Health experts still figuring out Zika

A panel of health experts from Florida International University discusses the Zika outbreak that is spreading in South America and the Caribbean on Feb. 3.
A panel of health experts from Florida International University discusses the Zika outbreak that is spreading in South America and the Caribbean on Feb. 3.

No one's clear what impact, if any, the mosquito-borne virus Zika will have on South Florida, but preventing bug bites for now is the best defense against the disease, which is strongly suspected to be linked to a rash of birth defects in South America and the Caribbean.

And one of the most effective methods of protecting yourself from getting bitten is to use a mosquito repellent with the chemical DEET, which many people are reluctant to use because of its smell and perceived health issues.

"Whether you like it or not, it's still better not to get sick," said Matthew DeGennaro, a mosquito expert and an assistant professor of biology at Florida International University. "It is a very, very, very safe repellent."

DeGennaro was speaking on a panel with five colleagues during a discussion Wednesday on the FIU campus about the growing Zika threat.

The only caveat DeGennaro had about DEET is that children under 2 years old shouldn't use it. That's because kids that age tend to put their hands and feet into their mouths a lot.

"The reason it's not recommended for children under 2 is because DEET is not great when you ingest it," DeGennaro said. "That's why it's not useful in very young children."

There have been only a handful of cases of Zika in the United States so far, and all were acquired abroad. And while the virus, transmitted through the bite of the female Aedes aegypti mosquito, is a likely cause of microcephaly, there has only been one reported case in the U.S. of the birth defect, which causes babies to be born with damaged and smaller-than-normal brains.
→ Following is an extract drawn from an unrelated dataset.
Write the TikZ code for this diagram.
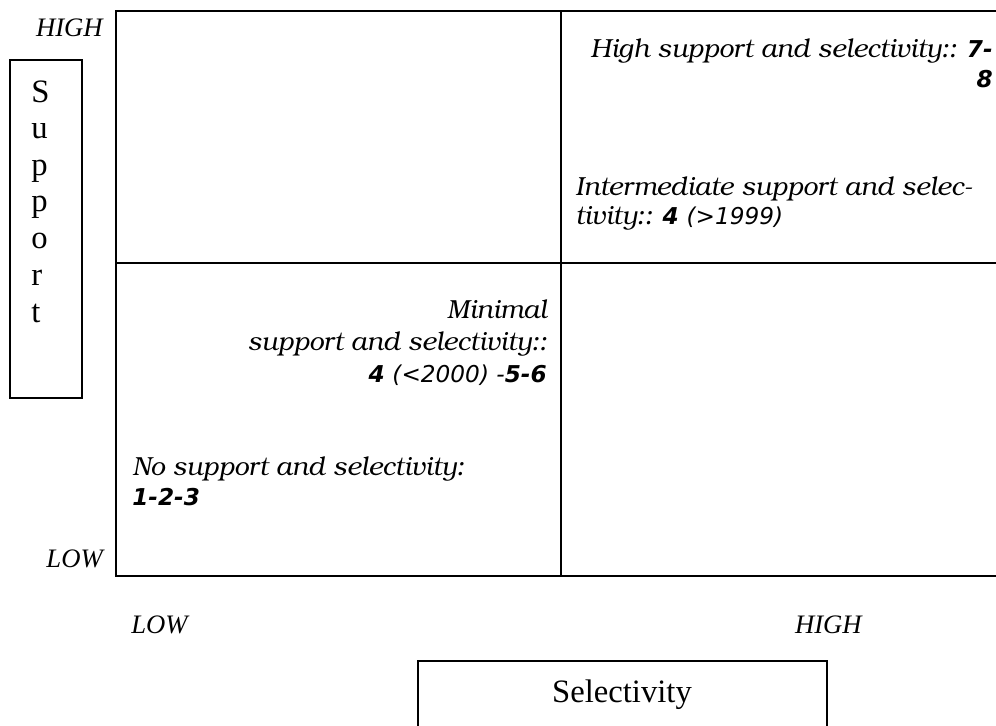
\documentclass[tikz,border=0pt]{standalone}
\usepackage{fontspec}
\setmainfont{Liberation Serif}
\newfontfamily\bkfont{TeX Gyre Bonum}
\newfontfamily\vdfont{DejaVu Sans}
\newcommand{\nbold}[1]{{\vdfont\bfseries\itshape\fontsize{17.4}{21}\selectfont #1}}
\newcommand{\nital}[1]{{\vdfont\itshape\fontsize{17.4}{21}\selectfont #1}}
\tikzset{
  gridline/.style={line width=2pt},
  boxline/.style={line width=1.2pt},
  qt/.style={inner sep=0pt, font=\bkfont\itshape\fontsize{19.6}{23}\selectfont},
  axislbl/.style={inner sep=0pt, font=\itshape\fontsize{20}{24}\selectfont},
  bigl/.style={inner sep=0pt, font=\fontsize{24.5}{28}\selectfont}
}
\begin{document}
\begin{tikzpicture}[x=0.75pt,y=-0.75pt]
\useasboundingbox (0,0) rectangle (996,725);
\clip (0,0) rectangle (996,725);
% grid
\draw[gridline] (996,11) -- (116,11) -- (116,576) -- (996,576);
\draw[gridline] (561,11) -- (561,576);
\draw[gridline] (116,263) -- (996,263);
% support box
\draw[boxline] (10,60) rectangle (82,398);
\foreach \l/\yy [count=\i] in {S/102,u/138,p/175,p/211,o/248,r/285,t/322}
  \node[bigl, anchor=base west] (s\i) at (31,\yy) {\l};
% selectivity box
\draw[boxline] (418,661) rectangle (827,760);
\node[bigl, anchor=base] (sel) at (622,702) {Selectivity};
% axis labels
\node[axislbl, anchor=base east] (yhigh) at (103,36) {HIGH};
\node[axislbl, anchor=base east] (ylow) at (103,567) {LOW};
\node[axislbl, anchor=base west] (xlow) at (131,633) {LOW};
\node[axislbl, anchor=base east] (xhigh) at (862,633) {HIGH};
% quadrant texts
\node[qt, anchor=base east] (hs1) at (993,57) {High support and selectivity:: \nbold{7-}};
\node[qt, anchor=base east] (hs2) at (993,87) {\nbold{8}};
\node[qt, anchor=base west] (im1) at (575,195) {Intermediate support and selec-};
\node[qt, anchor=base west] (im2) at (575,224) {tivity:: \nbold{4} \nital{(>1999)}};
\node[qt, anchor=base east] (mn1) at (547,318) {Minimal};
\node[qt, anchor=base east] (mn2) at (547,350) {support and selectivity::};
\node[qt, anchor=base east] (mn3) at (547,382) {\nbold{4} \nital{(<2000) -}\nbold{5-6}};
\node[qt, anchor=base west] (ns1) at (132,475) {No support and selectivity:};
\node[qt, anchor=base west] (ns2) at (132,505) {\nbold{1-2-3}};
\end{tikzpicture}
\end{document}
That baby was born in Hawaii to a mother likely infected in Brazil.

Also, even in Brazil -- thought to ground zero for the recent outbreak -- while cases of babies born with microcephaly have skyrocketed, they pale in comparison to the number of healthy births.

"There are a lot of babies born in Brazil without microcephaly," said Dr. Consuelo Beck-Sague, a pediatrician and assistant professor of public health at FIU.

Since locally acquired Zika was first reported in Brazil, the number of microcephaly cases has surged in the country. Before 2014, there was an average of around 150 cases a year. But between October 2015 and January, there have been more than 3,500 babies born with the condition, according to the U.S. Centers for Disease Control and Prevention.

Despite the lack of a conclusive link between Zika and microcephaly, Dr. Aileen M. Marty, a medical professor at FIU, said the disease is among a group of viruses that has "a love for neurological tissue."

Health experts theorize one reason why Zika is spreading so rapidly in the Caribbean and South America is because of increased urbanization among poorer populations in those countries. While doctors and scientists brace for its impact here, factors like screened windows and air conditioning may be reasons why the disease hopefully never gains a foothold here.

Nevertheless, Florida Gov. Rick Scott declared a health emergency Wednesday because there have now been 12 cases of Zika in the state. Four of those cases are in Miami-Dade County, two are in Hillsborough County, two are in Lee County and one is in Santa Rosa County. All were infected while traveling in South America and the Caribbean.

An unidentified person in Dallas, Texas, likely contracted the virus through sex, health officials in that state announced Tuesday. The person's partner recently returned to the U.S. from Venezuela.

For now though, the primary segment of the population health officials are particularly concerned with protecting is pregnant women. For the rest, a Zika infection mostly presents symptoms similar to the flu -- fever, aches and pains. Other symptoms include conjunctivitis, or pink eye, and rash. These symptoms typically only last a few days to a week.

"At this time, we've only seen complications with people with underlying conditions, other than mothers and babies," Marty said.

Another important way to protect yourself, and neighbors, from the Aedes aegypti -- also known to spread dengue fever and chikungunya -- is to empty any standing water in your yard and in your house.

In the meantime, health officials warn not to panic, and not to rush to your doctor and hospitals to be tested, especially if you otherwise feel healthy.

Dr. Jefry Biehler, chairman of pediatrics at FIU, said he's concerned "Zika is going to be the latest test du jour" and people here will flock to their doctors' offices and emergency rooms like they did when Ebola ravaged parts of Western Africa.

His colleague Dr. Robert Levine, chairman of FIUs department of emergency medicine, agreed: "It's much more important to get immunized for the flu."